Given exercise: Work out the number of lines containing "script". Answer with nothing but that number.

Available records:
----

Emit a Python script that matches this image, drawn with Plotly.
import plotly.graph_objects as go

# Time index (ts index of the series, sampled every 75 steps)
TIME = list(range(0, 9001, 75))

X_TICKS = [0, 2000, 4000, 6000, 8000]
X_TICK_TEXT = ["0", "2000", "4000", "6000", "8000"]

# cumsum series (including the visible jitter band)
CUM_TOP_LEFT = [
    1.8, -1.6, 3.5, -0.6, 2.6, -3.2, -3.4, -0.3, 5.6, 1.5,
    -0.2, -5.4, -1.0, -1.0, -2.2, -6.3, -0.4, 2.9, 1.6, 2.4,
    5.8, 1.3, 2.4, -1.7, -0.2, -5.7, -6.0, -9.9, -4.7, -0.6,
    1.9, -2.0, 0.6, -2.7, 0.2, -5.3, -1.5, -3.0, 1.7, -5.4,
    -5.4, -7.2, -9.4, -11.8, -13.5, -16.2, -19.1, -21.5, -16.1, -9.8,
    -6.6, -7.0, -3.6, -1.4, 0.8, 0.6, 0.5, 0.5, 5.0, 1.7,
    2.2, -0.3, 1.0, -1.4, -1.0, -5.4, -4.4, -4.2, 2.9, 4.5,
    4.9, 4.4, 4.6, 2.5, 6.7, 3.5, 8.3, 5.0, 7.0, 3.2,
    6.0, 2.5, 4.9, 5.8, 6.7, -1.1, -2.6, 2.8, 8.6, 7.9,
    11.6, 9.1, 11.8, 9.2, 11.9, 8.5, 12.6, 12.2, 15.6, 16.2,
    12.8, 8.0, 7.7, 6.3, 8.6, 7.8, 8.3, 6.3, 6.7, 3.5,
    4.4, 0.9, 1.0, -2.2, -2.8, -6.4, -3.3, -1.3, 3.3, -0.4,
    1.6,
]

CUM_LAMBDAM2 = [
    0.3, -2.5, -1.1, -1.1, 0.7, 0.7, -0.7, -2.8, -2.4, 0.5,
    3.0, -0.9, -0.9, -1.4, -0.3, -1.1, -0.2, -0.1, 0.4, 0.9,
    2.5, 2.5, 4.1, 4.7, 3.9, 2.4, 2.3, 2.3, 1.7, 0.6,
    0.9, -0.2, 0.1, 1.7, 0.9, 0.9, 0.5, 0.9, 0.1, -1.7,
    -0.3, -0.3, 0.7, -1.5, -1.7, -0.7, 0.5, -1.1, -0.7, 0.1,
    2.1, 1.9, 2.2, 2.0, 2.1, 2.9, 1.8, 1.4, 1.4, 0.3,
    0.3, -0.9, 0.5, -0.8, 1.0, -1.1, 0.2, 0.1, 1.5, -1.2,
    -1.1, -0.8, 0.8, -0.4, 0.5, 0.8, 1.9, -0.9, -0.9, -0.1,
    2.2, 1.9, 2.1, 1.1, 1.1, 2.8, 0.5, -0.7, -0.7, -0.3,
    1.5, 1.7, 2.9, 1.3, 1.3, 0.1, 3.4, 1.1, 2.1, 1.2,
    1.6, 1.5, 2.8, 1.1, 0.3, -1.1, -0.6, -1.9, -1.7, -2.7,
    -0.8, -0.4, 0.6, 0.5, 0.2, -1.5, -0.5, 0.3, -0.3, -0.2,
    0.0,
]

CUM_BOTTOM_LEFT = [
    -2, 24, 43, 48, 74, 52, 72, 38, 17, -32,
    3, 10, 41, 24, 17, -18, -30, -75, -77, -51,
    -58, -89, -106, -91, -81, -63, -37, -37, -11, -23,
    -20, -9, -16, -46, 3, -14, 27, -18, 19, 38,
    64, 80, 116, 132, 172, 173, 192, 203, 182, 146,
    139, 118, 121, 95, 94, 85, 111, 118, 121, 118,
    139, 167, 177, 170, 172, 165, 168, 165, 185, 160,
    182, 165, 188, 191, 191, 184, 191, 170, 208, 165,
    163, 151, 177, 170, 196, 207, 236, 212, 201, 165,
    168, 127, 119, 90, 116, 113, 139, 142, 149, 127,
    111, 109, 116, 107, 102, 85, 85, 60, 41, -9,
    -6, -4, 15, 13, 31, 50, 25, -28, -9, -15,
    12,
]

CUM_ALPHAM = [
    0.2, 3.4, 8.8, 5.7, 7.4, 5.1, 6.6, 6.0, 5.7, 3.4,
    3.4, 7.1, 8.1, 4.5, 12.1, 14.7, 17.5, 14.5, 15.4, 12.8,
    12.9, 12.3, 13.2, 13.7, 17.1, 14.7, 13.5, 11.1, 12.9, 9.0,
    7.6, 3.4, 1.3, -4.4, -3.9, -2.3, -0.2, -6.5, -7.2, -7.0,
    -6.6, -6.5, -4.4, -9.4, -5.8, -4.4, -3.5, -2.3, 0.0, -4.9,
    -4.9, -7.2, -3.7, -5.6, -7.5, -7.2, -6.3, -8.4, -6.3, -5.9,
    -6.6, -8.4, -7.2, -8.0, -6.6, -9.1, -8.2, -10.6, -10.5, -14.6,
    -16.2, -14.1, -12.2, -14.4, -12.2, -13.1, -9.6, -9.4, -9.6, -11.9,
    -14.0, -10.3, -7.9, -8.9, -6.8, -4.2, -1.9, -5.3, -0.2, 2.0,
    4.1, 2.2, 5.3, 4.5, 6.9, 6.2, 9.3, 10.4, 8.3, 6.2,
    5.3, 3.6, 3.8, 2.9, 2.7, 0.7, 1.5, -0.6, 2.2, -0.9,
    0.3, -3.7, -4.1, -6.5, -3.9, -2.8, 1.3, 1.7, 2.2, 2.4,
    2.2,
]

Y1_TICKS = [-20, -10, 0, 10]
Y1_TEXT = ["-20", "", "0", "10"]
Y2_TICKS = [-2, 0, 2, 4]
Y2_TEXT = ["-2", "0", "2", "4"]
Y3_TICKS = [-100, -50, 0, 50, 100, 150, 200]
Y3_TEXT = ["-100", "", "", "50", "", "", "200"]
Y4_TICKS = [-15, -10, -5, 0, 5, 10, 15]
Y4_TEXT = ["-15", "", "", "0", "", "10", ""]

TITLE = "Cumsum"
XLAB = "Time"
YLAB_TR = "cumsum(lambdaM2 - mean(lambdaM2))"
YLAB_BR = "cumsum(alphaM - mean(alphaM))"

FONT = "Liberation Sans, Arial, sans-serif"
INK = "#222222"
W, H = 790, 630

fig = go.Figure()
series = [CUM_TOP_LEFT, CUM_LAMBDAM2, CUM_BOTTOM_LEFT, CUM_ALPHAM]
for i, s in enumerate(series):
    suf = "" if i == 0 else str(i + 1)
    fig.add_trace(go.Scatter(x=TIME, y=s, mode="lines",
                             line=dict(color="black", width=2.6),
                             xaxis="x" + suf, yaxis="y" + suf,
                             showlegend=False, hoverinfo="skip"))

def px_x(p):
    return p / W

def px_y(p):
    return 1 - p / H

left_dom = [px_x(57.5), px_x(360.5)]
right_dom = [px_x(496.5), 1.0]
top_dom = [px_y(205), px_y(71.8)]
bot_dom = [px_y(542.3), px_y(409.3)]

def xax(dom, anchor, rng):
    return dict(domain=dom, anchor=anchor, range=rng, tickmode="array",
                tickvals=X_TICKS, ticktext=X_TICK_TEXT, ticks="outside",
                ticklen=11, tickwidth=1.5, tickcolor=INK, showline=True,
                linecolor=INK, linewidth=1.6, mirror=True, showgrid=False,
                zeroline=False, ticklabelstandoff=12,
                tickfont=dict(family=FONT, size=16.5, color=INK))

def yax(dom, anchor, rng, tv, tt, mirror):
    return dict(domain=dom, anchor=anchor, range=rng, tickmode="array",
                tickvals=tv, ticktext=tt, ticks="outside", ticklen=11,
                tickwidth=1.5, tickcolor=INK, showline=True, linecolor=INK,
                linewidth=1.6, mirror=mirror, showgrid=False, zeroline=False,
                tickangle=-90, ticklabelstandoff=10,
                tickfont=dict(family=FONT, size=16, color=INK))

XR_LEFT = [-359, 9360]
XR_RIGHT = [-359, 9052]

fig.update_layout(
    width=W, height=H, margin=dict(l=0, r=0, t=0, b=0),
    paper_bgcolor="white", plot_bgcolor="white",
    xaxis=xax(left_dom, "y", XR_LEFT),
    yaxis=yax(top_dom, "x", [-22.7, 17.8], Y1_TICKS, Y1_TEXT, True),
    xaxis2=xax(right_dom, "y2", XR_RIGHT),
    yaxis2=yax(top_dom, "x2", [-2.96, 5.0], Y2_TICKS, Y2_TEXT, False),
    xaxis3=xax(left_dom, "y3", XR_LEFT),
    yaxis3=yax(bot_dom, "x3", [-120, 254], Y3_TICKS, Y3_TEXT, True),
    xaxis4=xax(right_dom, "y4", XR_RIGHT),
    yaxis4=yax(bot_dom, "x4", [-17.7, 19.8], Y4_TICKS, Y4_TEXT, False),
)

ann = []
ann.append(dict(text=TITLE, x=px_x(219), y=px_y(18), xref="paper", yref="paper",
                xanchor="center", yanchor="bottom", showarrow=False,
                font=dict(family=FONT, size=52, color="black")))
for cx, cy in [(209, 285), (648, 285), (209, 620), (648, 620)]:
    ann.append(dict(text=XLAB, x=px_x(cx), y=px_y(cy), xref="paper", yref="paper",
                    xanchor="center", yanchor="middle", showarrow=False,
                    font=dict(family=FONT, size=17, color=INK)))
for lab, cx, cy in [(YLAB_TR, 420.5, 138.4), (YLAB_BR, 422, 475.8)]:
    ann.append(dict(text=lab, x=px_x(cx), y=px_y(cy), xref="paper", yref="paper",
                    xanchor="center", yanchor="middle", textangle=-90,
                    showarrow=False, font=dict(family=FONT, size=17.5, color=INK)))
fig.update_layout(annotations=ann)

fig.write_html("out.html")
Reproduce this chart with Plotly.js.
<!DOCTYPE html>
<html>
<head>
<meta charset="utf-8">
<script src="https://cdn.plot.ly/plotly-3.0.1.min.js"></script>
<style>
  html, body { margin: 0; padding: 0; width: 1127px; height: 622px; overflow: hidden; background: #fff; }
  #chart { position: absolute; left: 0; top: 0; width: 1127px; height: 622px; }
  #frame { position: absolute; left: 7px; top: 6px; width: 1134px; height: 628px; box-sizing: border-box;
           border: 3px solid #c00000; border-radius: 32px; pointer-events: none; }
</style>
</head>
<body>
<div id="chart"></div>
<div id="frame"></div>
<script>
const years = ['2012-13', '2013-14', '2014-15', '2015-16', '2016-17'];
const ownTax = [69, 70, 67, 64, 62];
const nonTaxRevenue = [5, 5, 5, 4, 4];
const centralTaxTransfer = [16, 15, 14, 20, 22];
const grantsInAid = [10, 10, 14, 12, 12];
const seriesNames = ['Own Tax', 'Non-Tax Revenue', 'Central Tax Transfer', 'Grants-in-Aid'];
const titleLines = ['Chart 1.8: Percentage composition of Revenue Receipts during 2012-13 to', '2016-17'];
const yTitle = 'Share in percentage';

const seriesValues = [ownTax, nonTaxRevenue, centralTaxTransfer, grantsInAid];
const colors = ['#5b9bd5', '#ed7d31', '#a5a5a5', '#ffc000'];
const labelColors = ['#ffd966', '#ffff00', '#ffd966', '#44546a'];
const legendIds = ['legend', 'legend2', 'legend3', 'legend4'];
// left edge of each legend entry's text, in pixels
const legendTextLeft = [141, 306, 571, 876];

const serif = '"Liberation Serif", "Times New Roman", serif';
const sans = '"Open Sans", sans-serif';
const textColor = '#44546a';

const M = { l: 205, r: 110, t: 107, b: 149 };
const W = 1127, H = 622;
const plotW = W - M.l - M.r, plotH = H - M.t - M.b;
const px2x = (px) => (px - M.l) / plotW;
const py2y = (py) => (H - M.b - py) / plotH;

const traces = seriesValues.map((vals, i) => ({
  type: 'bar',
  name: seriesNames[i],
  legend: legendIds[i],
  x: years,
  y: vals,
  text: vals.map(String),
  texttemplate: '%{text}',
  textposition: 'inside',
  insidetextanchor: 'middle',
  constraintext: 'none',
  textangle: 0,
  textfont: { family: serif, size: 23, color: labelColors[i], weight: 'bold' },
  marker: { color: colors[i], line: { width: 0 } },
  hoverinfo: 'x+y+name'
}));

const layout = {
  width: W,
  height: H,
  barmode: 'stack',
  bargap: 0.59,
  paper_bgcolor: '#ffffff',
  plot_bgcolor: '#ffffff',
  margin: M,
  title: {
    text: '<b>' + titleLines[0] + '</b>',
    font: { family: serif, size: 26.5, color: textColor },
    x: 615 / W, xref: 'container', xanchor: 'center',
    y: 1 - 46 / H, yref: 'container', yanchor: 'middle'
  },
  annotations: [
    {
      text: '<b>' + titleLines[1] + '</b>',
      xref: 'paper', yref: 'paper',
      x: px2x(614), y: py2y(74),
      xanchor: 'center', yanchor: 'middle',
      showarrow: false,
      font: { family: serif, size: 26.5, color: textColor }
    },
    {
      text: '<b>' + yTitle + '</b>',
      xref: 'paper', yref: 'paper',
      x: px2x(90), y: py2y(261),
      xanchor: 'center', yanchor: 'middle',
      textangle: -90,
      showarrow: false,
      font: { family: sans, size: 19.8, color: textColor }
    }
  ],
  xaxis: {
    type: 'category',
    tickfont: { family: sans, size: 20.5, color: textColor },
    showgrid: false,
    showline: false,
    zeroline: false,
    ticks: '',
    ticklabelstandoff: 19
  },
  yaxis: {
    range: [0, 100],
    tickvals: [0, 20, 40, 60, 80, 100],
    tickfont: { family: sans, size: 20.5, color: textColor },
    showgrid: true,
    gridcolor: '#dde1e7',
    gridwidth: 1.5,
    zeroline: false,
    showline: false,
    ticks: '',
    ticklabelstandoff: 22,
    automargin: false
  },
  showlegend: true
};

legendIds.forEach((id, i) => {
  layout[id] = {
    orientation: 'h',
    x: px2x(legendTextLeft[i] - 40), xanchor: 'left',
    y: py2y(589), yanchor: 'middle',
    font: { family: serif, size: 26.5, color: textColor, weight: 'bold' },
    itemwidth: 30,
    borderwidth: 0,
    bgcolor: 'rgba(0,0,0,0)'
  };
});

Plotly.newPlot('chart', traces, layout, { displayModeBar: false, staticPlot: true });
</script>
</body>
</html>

----

Exercise response: 4